Rewriting Busing: New Histories of School Desegregation
Urban History Association 1
Ansley T. Erickson, Teachers College, Columbia University
Brett V. Gadsden, Emory University
Tom I. Romero II, University of Denver
For decades, historians have found their attention drawn to the question of how to interpret and narrate school desegregation. The topic has provided grist for examinations of civil rights litigation strategies, detailed social histories of African American communities in the era of segregation and desegregation, and of grassroots and elite organizing for resistance among white communities and institutions. The first decade of the 21stcentury brought a new set of works that situated school desegregation efforts within the “rightward turn” of the late 1960s and 1970s.

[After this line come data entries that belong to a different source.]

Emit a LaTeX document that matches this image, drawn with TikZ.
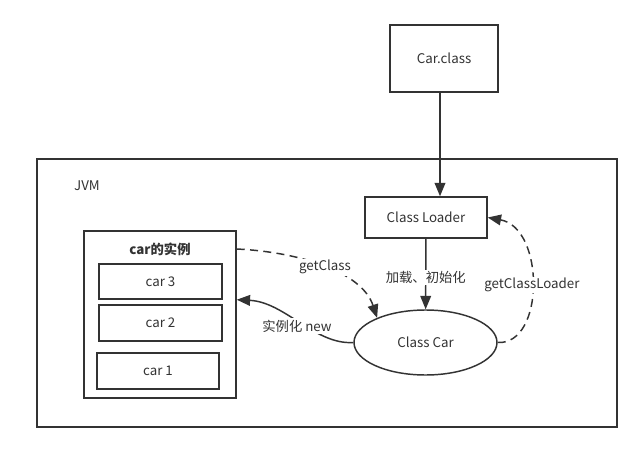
\documentclass[tikz,border=0pt]{standalone}
\usepackage{fontspec}
\setmainfont{Noto Sans CJK SC}
\usetikzlibrary{arrows.meta,calc,shapes.geometric}
\definecolor{ln}{HTML}{333333}
\begin{document}
\begin{tikzpicture}[x=0.75pt,y=-0.75pt,
  every node/.style={font=\fontsize{10}{12}\selectfont, text=ln, inner sep=0pt},
  box/.style={draw=ln, line width=1.1pt, fill=white, rectangle},
  conn/.style={draw=ln, line width=1.1pt, -{Triangle[length=10pt,width=8pt]}},
  dsh/.style={conn, dash pattern=on 6pt off 4pt},
  lbl/.style={fill=white, inner sep=1pt}]
\useasboundingbox (0,0) rectangle (642,452);
\fill[white] (0,0) rectangle (642,452);
\node[box, minimum width=435pt, minimum height=201pt] (jvm) at (327,293) {};
\node (jvmt) at (87,186) {JVM};
\node[box, minimum width=81pt, minimum height=50.25pt] (carclass) at (444,58.5) {Car.class};
\node[box, minimum width=91.5pt, minimum height=30.75pt] (cl) at (426,217.5) {Class Loader};
\node[draw=ln, line width=1.1pt, fill=white, ellipse, minimum width=107.25pt, minimum height=48.75pt] (cc) at (425.5,342.5) {Class Car};
\node[box, minimum width=114pt, minimum height=125.25pt] (inst) at (160,314.5) {};
\node[font=\fontsize{10}{12}\selectfont\bfseries] (title) at (160,249) {car的实例};
\node[box, minimum width=92.25pt, minimum height=26.25pt] (car3) at (160.5,281.5) {car 3};
\node[box, minimum width=92.25pt, minimum height=27pt] (car2) at (160.5,323) {car 2};
\node[box, minimum width=91.5pt, minimum height=27pt] (car1) at (158,371) {car 1};
\coordinate (cctop) at ($(carclass.south)+(-4,0)$);
\draw[conn] (cctop) -- (cctop |- cl.north);
\draw[conn] (cl) -- (cc) node[pos=0.55, lbl] {加载、初始化};
\draw[dsh] (title -| inst.east) .. controls (300,252) and (362,272) .. (cc.153)
  node[pos=0.5, lbl] {getClass};
\draw[conn] (cc.west) .. controls (315,345) and (285,302) .. (car3.south -| inst.east);
\node[lbl] (newl) at (297,326) {实例化 new};
\draw[dsh] (cc.east) .. controls (545,345) and (545,228) .. (cl.east)
  node[pos=0.5, lbl] {getClassLoader};
\end{tikzpicture}
\end{document}
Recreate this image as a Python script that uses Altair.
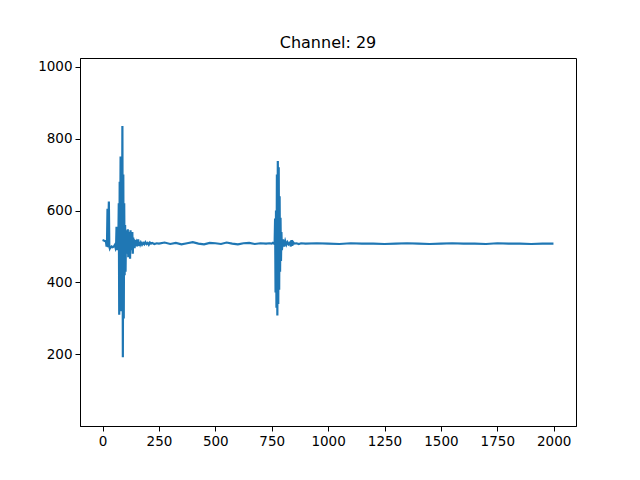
import altair as alt
import pandas as pd

# Burst 1 (sample index, value)
b1_x = [0, 5, 10, 15, 18, 20, 22, 24, 26, 28,
        30, 32, 34, 36, 40, 45, 50, 55, 58, 60,
        62, 64, 66, 68, 70, 72, 74, 76, 78, 80,
        82, 84, 86, 88, 90, 92, 94, 96, 98, 100,
        102, 104, 106, 108, 110, 112, 114, 116, 118, 120,
        122, 124, 126, 128, 130, 132, 134, 136, 138, 140,
        142, 144, 146, 148, 150, 152, 155, 158, 161, 164,
        167, 170, 175, 180, 185, 190, 195, 200, 205, 210,
        215, 220, 230, 240]
b1_y = [518, 517, 515, 514, 500, 520, 605, 498, 560, 625,
        500, 495, 498, 497, 500, 498, 500, 505, 496, 500,
        555, 490, 500, 498, 510, 620, 310, 680, 490, 750,
        320, 620, 400, 835, 192, 700, 300, 620, 420, 560,
        430, 545, 480, 530, 495, 548, 470, 520, 500, 540,
        466, 545, 490, 530, 500, 540, 480, 525, 505, 520,
        495, 515, 505, 518, 500, 512, 508, 520, 502, 513,
        506, 511, 505, 510, 506, 512, 507, 510, 505, 511,
        508, 510, 507, 509]

# Quiet stretch between bursts
q1_x = [250, 275, 300, 325, 350, 375, 400, 425, 450, 475,
        500, 525, 550, 575, 600, 625, 650, 675, 700, 725]
q1_y = [508, 511, 507, 510, 506, 509, 512, 508, 506, 510,
        509, 507, 511, 508, 506, 509, 510, 507, 509, 508]

# Burst 2
b2_x = [740, 750, 755, 760, 763, 765, 767, 769, 771, 773,
        775, 777, 779, 781, 783, 785, 787, 789, 791, 793,
        795, 800, 805, 810, 815, 820, 825, 830, 835, 838,
        841, 845, 850, 860, 870, 880]
b2_y = [509, 508, 510, 508, 512, 578, 372, 600, 330, 700,
        308, 738, 340, 720, 380, 640, 430, 580, 460, 540,
        490, 520, 500, 515, 505, 512, 506, 510, 500, 518,
        502, 512, 508, 509, 507, 509]

# Quiet tail
q2_x = [900, 950, 1000, 1050, 1100, 1150, 1200, 1250, 1300, 1350,
        1400, 1450, 1500, 1550, 1600, 1650, 1700, 1750, 1800, 1850,
        1900, 1950, 1999]
q2_y = [508, 509, 508, 507, 509, 508, 508, 507, 508, 509,
        508, 507, 508, 509, 508, 508, 507, 509, 508, 508,
        507, 508, 508]

xs = b1_x + q1_x + b2_x + q2_x
ys = b1_y + q1_y + b2_y + q2_y
df = pd.DataFrame({"sample": xs, "value": ys})

x_ticks = [0, 250, 500, 750, 1000, 1250, 1500, 1750, 2000]
y_ticks = [200, 400, 600, 800, 1000]

chart = alt.Chart(df).mark_line(color="#1f77b4", strokeWidth=2.2).encode(
    x=alt.X("sample:Q",
            scale=alt.Scale(domain=[-99.95, 2098.95], nice=False, zero=False),
            axis=alt.Axis(values=x_ticks, title=None, format="d")),
    y=alt.Y("value:Q",
            scale=alt.Scale(domain=[1, 1024], nice=False, zero=False),
            axis=alt.Axis(values=y_ticks, title=None, format="d")),
    order="sample:Q",
).properties(
    width=496,
    height=368,
    title=alt.TitleParams("Channel: 29", fontSize=16, font="DejaVu Sans",
                          fontWeight="normal", color="black", offset=7,
                          anchor="middle"),
    autosize=alt.AutoSizeParams(type="none"),
    padding={"left": 72, "top": 50, "right": 52, "bottom": 42},
).configure_view(
    stroke="black", strokeWidth=1
).configure_axis(
    grid=False,
    domainColor="black",
    tickColor="black",
    tickSize=5,
    tickWidth=1,
    labelColor="black",
    labelFont="DejaVu Sans",
    labelFontSize=13.5,
    labelPadding=3,
)

chart.save("out.html", embed_options={"renderer": "svg", "actions": False})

This roundtable features new directions in the study of school desegregation’s most dramatic intervention – busing across neighborhood lines. These works engage school desegregation in relationship to urban and metropolitan history, media studies, and legal history, and through new chronological and geographical frames. They expand beyond a more familiar focus on moments of peak protest over busing to consider how approaches to desegregation evolved in local context over decades, and how understandings (or misunderstandings) of segregation’s origins informed or constrained efforts at desegregation.
Matt Delmont’s Why Busing Failed: Race, Media, and the National Resistance to School Desegregation (University of California Press, 2016) traces the formation and impact of national media narratives about busing that limited desegregation’s political fortunes and reach. Ansley Erickson’s Making the Unequal Metropolis: School Desegregation and Its Limits (University of Chicago Press, 2016) uses Nashville, Tennessee – home of one of the nation’s most extensive metropolitan desegregation plans - to illustrate how statistical desegregation and persistent educational inequality developed together. Brett Gadsden’s Between North and South: Delaware, Desegregation, and the Myth of American Sectionalism (University of Pennsylvania Press, 2013) shows how desegregation depended upon shifting burdens from white suburbanites to black communities, undercutting black support for desegregation. Tom Romero II’s work in progress on Denver’s Keyes desegregation case moves the conversation beyond the black-white binary to explore how desegregation evolved in a growing multiracial Western metropolis. The roundtable will be chaired and moderated by Mark Brilliant, whose own work locates school desegregation and educational equity in the context of multiracial civil rights struggles.
A conversation about the history of school desegregation – and the political uses to which that history has been put - is particularly timely. After two decades in which desegregation seemed a political and legal impossibility, new attention to school desegregation is emerging in the media and education advocacy circles. If desegregation is to emerge again as a focus of policy, the complex history of desegregation’s earlier phases must help guide the way.
With a combination of three locally-focused case studies and one more national view, the roundtable also engages the conference them of “Historical Scale: Linking Levels of Experience.” Participants and audience members will have the opportunity to discuss what has been gained, and what has been lost, by the case-study orientation of much scholarship on desegregation, and to question how new national views interact with and help inform these local perspectives.